Anche Pietro e gli altri ragazzi rimangono contagiati dall’umore che si diffonde nel paese. Iniziano a mettere in discussione loro stessi e i rapporti che hanno costruito nel tempo, succubi dei pregiudizi e degli interessi di padri egoisti o forse solo disperati e preoccupati, e di signorotti meschini che non perdono tempo a sfruttare la situazione per i propri interessi. E alla fine di quell’estate nessuno sarà più lo stesso. Rimarranno le delusioni e le speranze spezzate, ma anche nuove strade da percorrere e la sensazione di essere cambiati per sempre.

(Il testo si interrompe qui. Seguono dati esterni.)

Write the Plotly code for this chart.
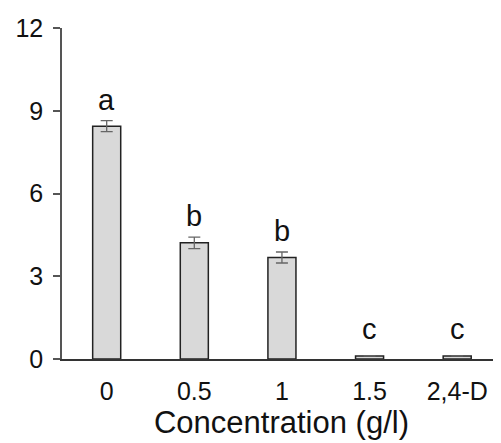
import plotly.graph_objects as go

categories = ["0", "0.5", "1", "1.5", "2,4-D"]
values = [8.44, 4.21, 3.68, 0.11, 0.11]
errors = [0.2, 0.21, 0.2, 0.0, 0.0]
letters = ["a", "b", "b", "c", "c"]
y_ticks = [0, 3, 6, 9, 12]

FONT = "Liberation Sans, Arial, sans-serif"

fig = go.Figure()
fig.add_trace(go.Bar(
    x=categories, y=values,
    width=0.32,
    marker=dict(color="#d9d9d9", line=dict(color="#222222", width=1.5)),
    error_y=dict(type="data", array=errors, visible=True, color="#666666", thickness=1.3, width=6),
))

for i, (v, e, l) in enumerate(zip(values, errors, letters)):
    fig.add_annotation(x=i, y=v + e, text=l, showarrow=False, yanchor="bottom",
                       yshift=3 if e > 0 else 9, font=dict(family=FONT, size=29, color="#111111"))

fig.update_layout(
    width=493, height=435,
    margin=dict(l=54, r=0, t=20, b=84),
    plot_bgcolor="white", paper_bgcolor="white",
    showlegend=False,
    font=dict(family=FONT, color="#111111"),
)
fig.update_xaxes(
    type="category",
    range=[-0.51, 4.5],
    showline=True, linecolor="#333333", linewidth=1.5,
    ticks="", showgrid=False,
    tickfont=dict(size=25),
    ticklabelstandoff=9,
    title=dict(text="Concentration (g/l)", font=dict(size=31), standoff=8),
)
fig.update_yaxes(
    range=[0, 12], tickvals=y_ticks,
    showline=True, linecolor="#555555", linewidth=1.5,
    ticks="outside", ticklen=7, tickcolor="#555555", tickwidth=1.5,
    showgrid=False, zeroline=False,
    tickfont=dict(size=25),
    ticklabelstandoff=5,
)

fig.write_html("out.html")
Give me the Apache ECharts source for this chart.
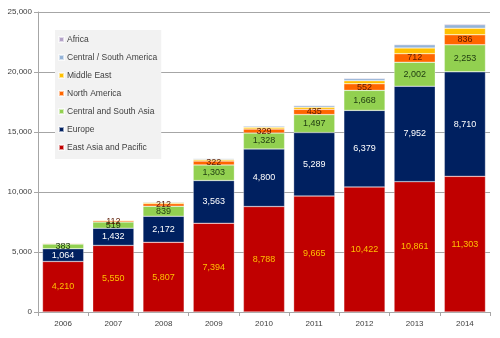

Come con Non dirmi che hai paura, Giuseppe Catozzella scrive un romanzo di formazione capace di parlare a tutti, ragazzi e adulti, che affronta la tematica del diverso e dell'altro, ma non solo. Ci parla anche di quanto a volte basti poco per mandare a monte un'amicizia, dei rifugi che ci creiamo per sopportare la perdita delle persone care, e di come esistano persone semplici disposte ad andare controcorrente pur di portare avanti gli ideali in cui credono. Con il linguaggio e gli occhi di un ragazzo ci mette di fronte alle luci e alle ombre del nostro mondo, ricordandoci che ci sarà sempre qualcuno o qualcosa – una situazione spiacevole, a volte anche solo la pigrizia o la comodità – che ci spinge a nasconderci nel buio. Ed è proprio in questi momenti che dobbiamo trovare la forza per non farci sopraffare. E che non dobbiamo dimenticarci di splendere.